Pour leur premier album "Lost" les allemands de Thoughts Factory ont mis les petits plats dans les grands. Côté personnel, trois des cinq membres de cette formation sont d’aguerris musiciens de studio pour Paul Gilbert, Kiko Loureiro, Scott Henderson ou Alan Holdsworth ! Côté musique, "Lost" est album concept qui essaie d’aborder la terrible question du suicide de l’être aimé, à travers les interrogations et les états d’âme que cela engendre. L’ambition et l’expérience sont donc à mettre au crédit de ce groupe qui revendique les grands noms du rock et du métal progressif comme inspirations.

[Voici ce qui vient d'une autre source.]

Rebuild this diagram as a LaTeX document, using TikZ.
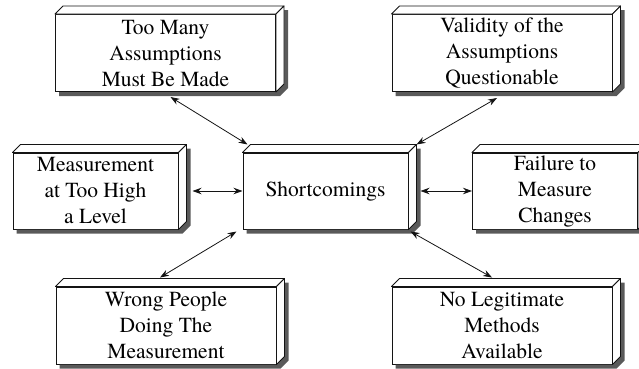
\documentclass[tikz,border=0pt]{standalone}
\usepackage{fontspec}
\setmainfont{TeX Gyre Termes}
\usetikzlibrary{arrows.meta, positioning, calc}
\definecolor{shadowGray}{RGB}{90, 90, 90}
\definecolor{lineBlack}{RGB}{20, 20, 20}

\begin{document}
\begin{tikzpicture}[
    x=1pt, y=1pt,
    % Node styles
    box/.style={
        rectangle,
        draw=lineBlack,
        fill=white,
        line width=1pt,
        minimum width=220pt,
        minimum height=77pt,
        inner sep=0pt,
        align=center,
        font=\fontsize{21.5}{26}\selectfont
    },
    midbox/.style={
        box,
        minimum width=165pt,
        minimum height=76pt
    },
    face/.style={
        draw=lineBlack,
        fill=white,
        line width=0.9pt,
        line join=round
    },
    link/.style={
        <->,
        >={Stealth[length=9pt, width=6.5pt]},
        line width=0.8pt,
        color=lineBlack
    }
]
\useasboundingbox (0,0) rectangle (639,368);

% Boxes
\node[box] (tma) at (165.5,315) {Too Many\\Assumptions\\Must Be Made};
\node[box] (vat) at (502,315) {Validity of the\\Assumptions\\Questionable};
\node[midbox] (ml) at (95.5,177) {Measurement\\at Too High\\a Level};
\node[midbox] (sc) at (325.5,177) {Shortcomings};
\node[midbox] (fm) at (555,177) {Failure to\\Measure\\Changes};
\node[box] (wp) at (166,42.5) {Wrong People\\Doing The\\Measurement};
\node[box] (nl) at (502,42.5) {No Legitimate\\Methods\\Available};

% Depth faces and shadows
\foreach \n in {tma,vat,ml,sc,fm,wp,nl} {
    \fill[shadowGray] ([shift={(4,-4)}]\n.south west) -- ([shift={(4,-4)}]\n.south east)
        -- ([shift={(12,4)}]\n.south east) -- ([shift={(12,4)}]\n.north east)
        -- ([shift={(8,4)}]\n.north east) -- ([shift={(8,8)}]\n.south east)
        -- (\n.south east) -- ([xshift=4pt]\n.south west) -- cycle;
    \draw[face] (\n.north west) -- ([shift={(8,8)}]\n.north west)
        -- ([shift={(8,8)}]\n.north east) -- (\n.north east) -- cycle;
    \draw[face] (\n.north east) -- ([shift={(8,8)}]\n.north east)
        -- ([shift={(8,8)}]\n.south east) -- (\n.south east) -- cycle;
}

% Arrows
\draw[link] ([shift={(5,-5)}]tma.south) -- ([shift={(5,8)}]sc.north west);
\draw[link] ([shift={(-5,-6)}]vat.south) -- ([shift={(8,8)}]sc.north east);
\draw[link] ([xshift=14pt]ml.east) -- (sc.west);
\draw[link] ([xshift=12pt]sc.east) -- (fm.west);
\draw[link] ([shift={(-6,-2)}]sc.south west) -- ([shift={(-6,9)}]wp.north);
\draw[link] ([shift={(2,-2)}]sc.south east) -- ([shift={(-10,9)}]nl.north);

\end{tikzpicture}
\end{document}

Après une introduction instrumentale maitrisée typique du métal progressif ce sont sur les émotions vocales de Markus Becker que se porte le final de 'Awakening'. 'The Deep Forest', un des trois gros morceaux de "Lost", opère la jonction en gardant la même typologie harmonique qui fait clairement référence aux compatriotes de l’excellent groupe Wolverine. A mesure que s’égrainent les douze minutes de ce titre riche, le plaisir à l'écoute de certaines mélodies et refrains se voit disputé par quelques moments de déception. En cause les grossières insertions growl opethiennes et la difficulté à rendre cohérentes les différentes parties de cette pure tentative progressive. Les allemands s’en tirent un peu mieux sur 'Desperation' qui par son format court limite les occasions de se perdre en chemin.
Nous attendions le "moment Dream Theater" et le suspens aura été maintenu pendant quatre titres. 'Voices From Heaven' souffre des mêmes travers que 'The Deep Forest' avec la circonstance aggravante que le fantôme de Dream Theater (période "Six Degrees Of Inner Turbulence"), avec un soupçon de Mullmuzzler, plane ouvertement sur une grande partie des choix mélodiques. Se contenter de la technique et d'une bonne culture musicale ne permettront jamais de proposer de la musique progressive de qualité, même si la combinaison fait illusion pendant 'No Way Out'. La déception de plus en plus installée trouve un répit durant l’instrumentale toute en finesse de 'The Mire' mais pour 'Death Of A Dream' les tropismes encombrants resurgissent et les quelques idées évanescentes ne trompent pas l’oreille entraînée.
Il n’y a rien de plus désagréable en musique que la pale copie. Dream Theater incarne tellement sa propre caricature depuis plusieurs albums qu’il est inutile d’en rajouter une de plus. Si Thoughts Factory a voulu profiter des souffrances du souverain pour s’infiltrer dans la brèche et raviver les vieilles antiennes c'est qu'il a trop vite oublié que le patrimoine laissé par les américains est tellement solide et incontestable que la meilleure façon d’aborder le métal progressif est ailleurs. Thoughts Factory à des arguments à faire valoir mais il lui faudra se défaire de ses influences trop pesantes pour trouver son expression personnelle.